SBMT: Quais as preocupações éticas em relação ao CRISPR / Cas9?

Dra. Angela: As questões éticas permeiam a investigação científica e todas as atividades humanas. Eu vou buscar o exemplo da descoberta da radioatividade por Marie Curie, há mais de cem anos. Quando M. Curie conduziu as primeiras investigações sobre a radioatividade e isolou o rádio pela primeira vez não tinha em mente as aplicações práticas da sua descoberta, fazia ciência pura. Os benefícios e avanços para a humanidade alcançados pelas diversas aplicações práticas possíveis graças às descobertas de Marie Curie são indiscutíveis. Mas, em associação a esses benefícios, existem também prejuízos e danos monstruosos, como o uso dos saberes sobre a radioatividade pela indústria armamentista. O uso pernicioso não diminui a importância dos benefícios e esse tipo de consideração e reflexão deve permear toda e qualquer atividade científica, penso eu.

Assim, é possível estender essas questões para um grande número de outras investigações e descobertas e entre elas a do sistema CRISPR/Cas9 e sua utilização e otimização como ferramenta para edição de genomas. Existe um grande número de benefícios possíveis, mas existe a possibilidade de sua utilização para fins amorais ou antiéticos. A regulamentação estrita e internacionalmente acordada sobre o uso de CRISPR/Cas9 definidora de aplicações autorizadas é urgente e a primeira conferência internacional de discussão sobre a ciência e a ética da edição de genes humanos ocorreu em 2015. A atenção da comunidade científica internacional é mandatória para regulamentação das aplicações do sistema dentro de preceitos éticos estritos.

SBMT: É possível se chegar a um super-humano resistente a todas as infecções?

Dra. Angela: Temos ainda muito a compreender sobre os processos e as relações entre agentes infecciosos e hospedeiros antes de pensar em um ‘super-humano resistente’, como você diz. O sistema CRISPR/Cas9 representa uma enorme facilitação nos processos de edição de genes dos mais diversos organismos, mas é necessário compreender o papel dos genes, suas inter-relações e funções antes de modificá-los. É necessário antes aprender o que precisamos e devemos modificar.

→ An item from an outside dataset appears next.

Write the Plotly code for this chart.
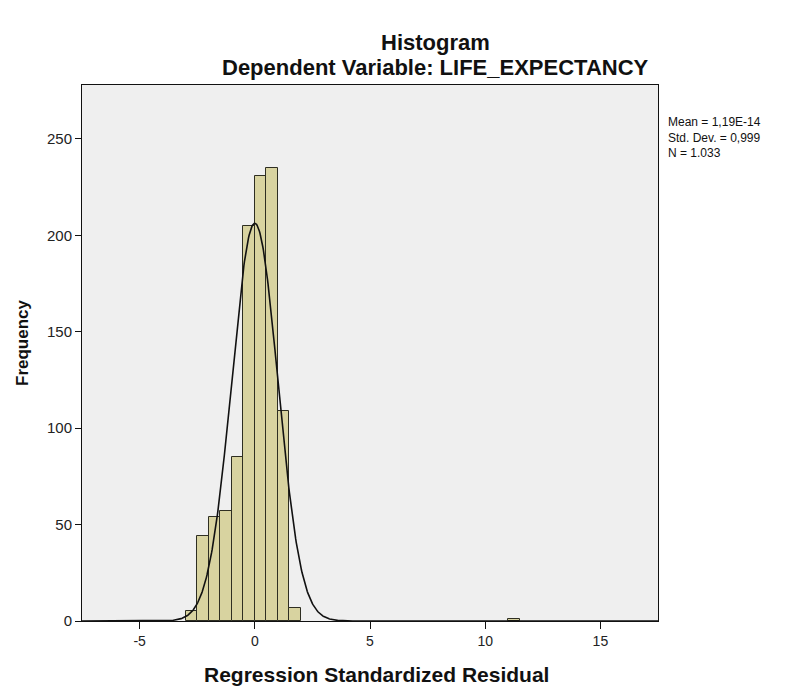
import numpy as np
import plotly.graph_objects as go

# ---- data ----
bin_left_edges = [-3.0, -2.5, -2.0, -1.5, -1.0, -0.5, 0.0, 0.5, 1.0, 1.5, 11.0]
bin_counts = [5, 44, 54, 57, 85, 205, 231, 235, 109, 7, 1]
bin_width = 0.5

stat_mean = 1.19e-14
stat_sd = 0.999
stat_n = 1033
stats_text = ["Mean = 1,19E-14", "Std. Dev. = 0,999", "N = 1.033"]

x_tick_vals = [-5, 0, 5, 10, 15]
x_tick_text = ["-5", "0", "5", "10", "15"]
y_tick_vals = [0, 50, 100, 150, 200, 250]
y_tick_text = ["0", "50", "100", "150", "200", "250"]

title_text = "Histogram"
subtitle_text = "Dependent Variable: LIFE_EXPECTANCY"
x_title = "Regression Standardized Residual"
y_title = "Frequency"

# ---- figure ----
centers = [e + bin_width / 2 for e in bin_left_edges]

fig = go.Figure()
fig.add_trace(go.Bar(
    x=centers, y=bin_counts, width=bin_width,
    marker=dict(color="#d8d3a0", line=dict(color="#2e2e22", width=1)),
    showlegend=False, hoverinfo="x+y",
))

# fitted normal curve from the reported statistics
xc = np.linspace(-7.5, 17.5, 1001)
yc = stat_n * bin_width / (stat_sd * np.sqrt(2 * np.pi)) * np.exp(-0.5 * ((xc - stat_mean) / stat_sd) ** 2)
fig.add_trace(go.Scatter(x=xc, y=yc, mode="lines",
                         line=dict(color="#111111", width=1.6),
                         showlegend=False, hoverinfo="skip"))

# page body has an 8px margin: shift everything so it lands where the reference has it
OFF = 8
W, H = 788 - OFF, 686 - OFF
L, T = 82 - OFF, 85 - OFF
B = 65
R = W - L - 576
pw, ph = W - L - R, H - T - B

def px(xp):
    return (xp - OFF - L) / pw

def py(yp):
    return (H - B - (yp - OFF)) / ph

font_main = "Liberation Sans, Arial, sans-serif"

annotations = [
    dict(text="<b>%s</b>" % title_text, x=px(435), y=py(43), xref="paper", yref="paper",
         xanchor="center", yanchor="middle", showarrow=False,
         font=dict(family=font_main, size=22, color="#111")),
    dict(text="<b>%s</b>" % subtitle_text, x=px(435), y=py(67), xref="paper", yref="paper",
         xanchor="center", yanchor="middle", showarrow=False,
         font=dict(family=font_main, size=22, color="#111")),
    dict(text="<b>%s</b>" % x_title, x=px(376), y=py(674), xref="paper", yref="paper",
         xanchor="center", yanchor="middle", showarrow=False,
         font=dict(family=font_main, size=21, color="#111")),
    dict(text="<b>%s</b>" % y_title, x=px(22), y=py(343), xref="paper", yref="paper",
         xanchor="center", yanchor="middle", showarrow=False, textangle=-90,
         font=dict(family=font_main, size=17, color="#111")),
    dict(text="<br>".join(stats_text), x=px(666), y=py(113), xref="paper", yref="paper",
         xanchor="left", yanchor="top", align="left", showarrow=False,
         font=dict(family=font_main, size=12, color="#111")),
]

fig.update_layout(
    width=W, height=H,
    margin=dict(l=L, r=R, t=T, b=B, pad=0),
    paper_bgcolor="white",
    plot_bgcolor="#efefef",
    bargap=0,
    annotations=annotations,
    xaxis=dict(range=[-7.5, 17.5], tickvals=x_tick_vals, ticktext=x_tick_text,
               showgrid=False, zeroline=False, showline=True, linecolor="#111", linewidth=1,
               mirror=True, ticks="outside", ticklen=7, tickcolor="#111",
               tickfont=dict(family=font_main, size=14, color="#222")),
    yaxis=dict(range=[0, 278], tickvals=y_tick_vals, ticktext=y_tick_text,
               showgrid=False, zeroline=False, showline=True, linecolor="#111", linewidth=1,
               mirror=True, ticks="outside", ticklen=6, tickcolor="#111",
               tickfont=dict(family=font_main, size=15, color="#222")),
)

fig.write_html("out.html")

SBMT: A Eugenia será uma realidade?

Dra. Angela: Voltamos às questões relacionadas à ética que apenas tangenciei acima. A eugenia cabe nessa discussão que carece de muita reflexão e profundidade. Não me aventuraria nessa discussão neste momento.

SBMT: A senhora gostaria de acrescentar alguma informação que considera importante e que não tenha sido contemplada acima?

Dra. Angela: Entendo o Sistema CRISPR/Cas9 como uma ferramenta muito poderosa e muito útil, que pode ser usada nos mais diversos organismos – dos unicelulares às plantas e ao homem. Ela está permitindo acelerar o conhecimento sobre genes e suas funções e isso já tem desdobramentos importantes para o conhecimento puro, ciência básica, como pode abrir novos horizontes na ciência aplicada. Pode facilitar a descoberta de novas drogas ou facilitar a prevenção de doenças genéticas inatas ou adquiridas ou patologias causadas por agentes infecciosos. No entanto, não devemos perder de vista que ainda temos a aprender sobre potenciais fragilidades ou limitações do sistema CRISPR/Cas9 para sua aplicação em benefício da sociedade.